The album was recorded in Tenerife, Trancoso and Milan. The on June 7, the two rappers revealed the cover of the album, made by the Colombian visual artist Armando Mesìas, and also the title and the track list of the album.

==Music and production==
During an interview Guè Pequeno revealed that the album was designed to be "a real hip-hop record, with a very black sound, being culturally of high level, not something done to chase the Italian mainstream or the fads". The production of the album spaces from trap to old school beats, and it was praised for having an international sound, mixing various ages of hip hop.

==Lyrics and themes==
In the album there are several songs that tell directly the vision of the life and music of the two rappers, having at the same time ironic and soft songs that, with a lucid and sharp criticism, criticize today's social and musical aspects.

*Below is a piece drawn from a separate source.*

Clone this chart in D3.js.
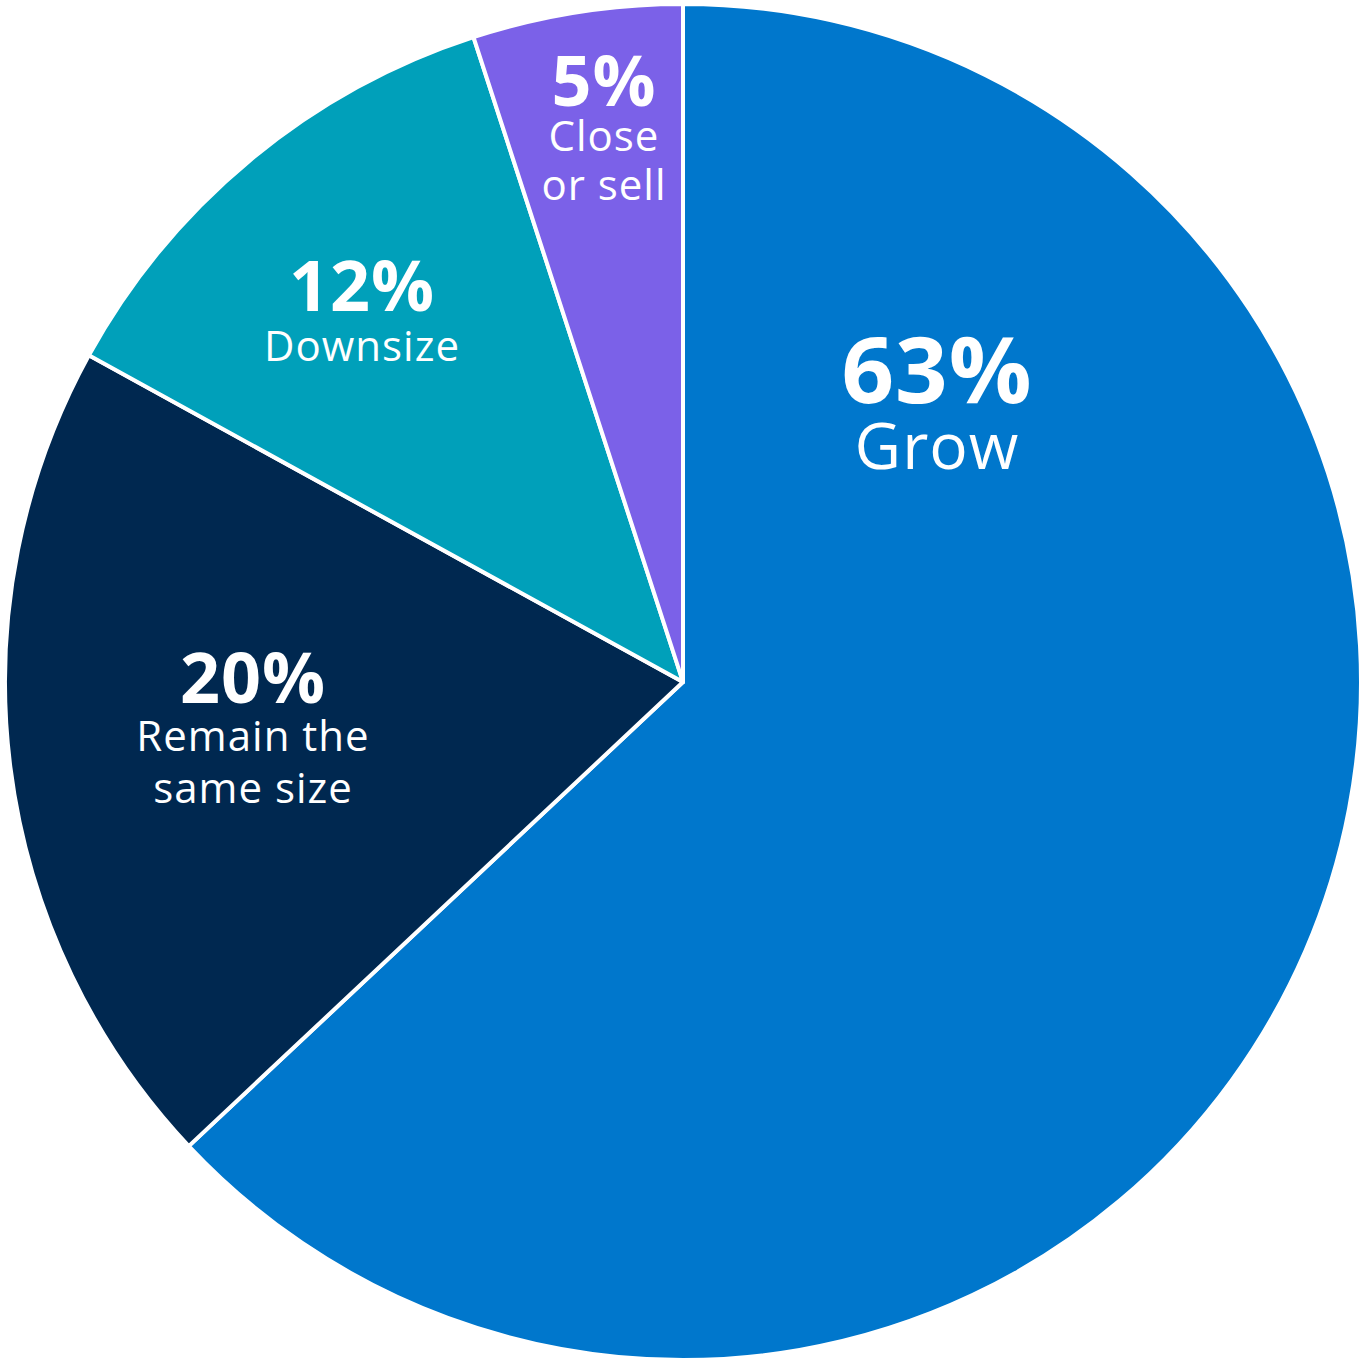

Among the topics covered are more disaffection among young people, the different faces of success and false ideals to which it sells off the art.

==Track listing==

Santeria – Standard track listing
| No. | Title | Lyrics | Music | Producer(s) | Length |
|---|---|---|---|---|---|
| 1. | "Santeria" | Cosimo Fini; Fabio Rizzo; | Pablo Miguel Lombroni Capalbo; Luigi Florio; | Shablo | 1:33 |
| 2. | "Money" | Fini; Rizzo; | Florio; Marco Della Riva; | Don Joe; Mark Hiroshima; | 3:30 |
| 3. | "Nulla accade" | Fini; Rizzo; | Alessandro Pulga; Rizzo; | Marz | 3:52 |
| 4. | "Senza Dio" | Fini; Rizzo; | Stefano Tognini | Zef | 3:39 |
| 5. | "Salvador Dalí" | Fini; Rizzo; | Paolo Alberto Monachetti; Fini; | Charlie Charles | 4:05 |
| 6. | "Cosa mia" | Fini; Rizzo; | Simone Benussi; Rizzo; | MACE | 4:05 |
| 7. | "Purdi" | Fini; Rizzo; | Florio; Della Riva; | Don Joe; Mark Hiroshima; | 3:21 |
| 8. | "Cantante italiana" | Fini; Rizzo; Piermarco Gianotti; | Rizzo; Gianotti; | Deleterio | 3:35 |
| 9. | "Insta Lova" | Fini; Rizzo; | Pietro Miano; Federico Vaccari; Marco Zangirolami; Fini; | 2nd Roof | 3:26 |
| 10. | "Maledetto me" | Fini; Rizzo; | Miano; Vaccari; Rizzo; | 2nd Roof | 3:20 |
| 11. | "Scooteroni" | Fini; Rizzo; | Samuele Masia | Pherro | 3:59 |
| 12. | "Tony" | Fini; Rizzo; | Miano; Vaccari; Rizzo; | 2nd Roof | 4:40 |
| 13. | "Quasi amici" | Fini; Rizzo; | Mattia Cutolo; Rizzo; | Banf | 4:51 |
| 14. | "Film senza volume" | Rizzo | Lombroni Capalbo | Shablo | 4:01 |
| 15. | "Erba & WiFi" | Fini; Rizzo; | Lombroni Capalbo; Federica Abbate; Massimiliano Cellamaro; Gianotti; | Shablo | 3:54 |

Santeria: Voodoo Edition – International deluxe edition bonus tracks
| No. | Title | Lyrics | Music | Producer(s) | Length |
|---|---|---|---|---|---|
| 1. | "Ninja" | Fini; Rizzo; | Massimiliano Dagani; Maurizio Bonizzoni; Cellamaro; Daniele Macchi; | Big Fish | 3:42 |
| 2. | "Cashmere" | Fini; Rizzo; | Florio; Antonio Lago; | Don Joe; Yung Snapp; | 3:39 |
| 3. | "Piazza rossa" | Fini; Rizzo; | Sebastiano Lo Iacono; Rizzo; | Big Joe | 3:37 |
| 4. | "Scooteroni RMX" (featuring Sfera Ebbasta) | Fini; Rizzo; Gionata Boschetti; | Masia | Pherro | 4:32 |
| 5. | "Purdi RMX" (featuring Fabri Fibra) | Fini; Rizzo; Fabrizio Tarducci; | Florio; Della Riva; | Don Joe; Mark Hiroshima; | 4:13 |
| 6. | "Senza Dio RMX" (featuring Luchè) | Fini; Rizzo; Luca Imprudente; | Tognini | Zef | 4:24 |

== Charts ==

| Chart (2016) | Peak position |
|---|---|
| Italian Albums (FIMI) | 1 |
| Swiss Albums (Schweizer Hitparade) | 12 |

==Certifications==

| Region | Certification | Certified units/sales |
| Italy (FIMI) | 5× Platinum | 250,000^{‡} |
^{‡} Sales+streaming figures based on certification alone.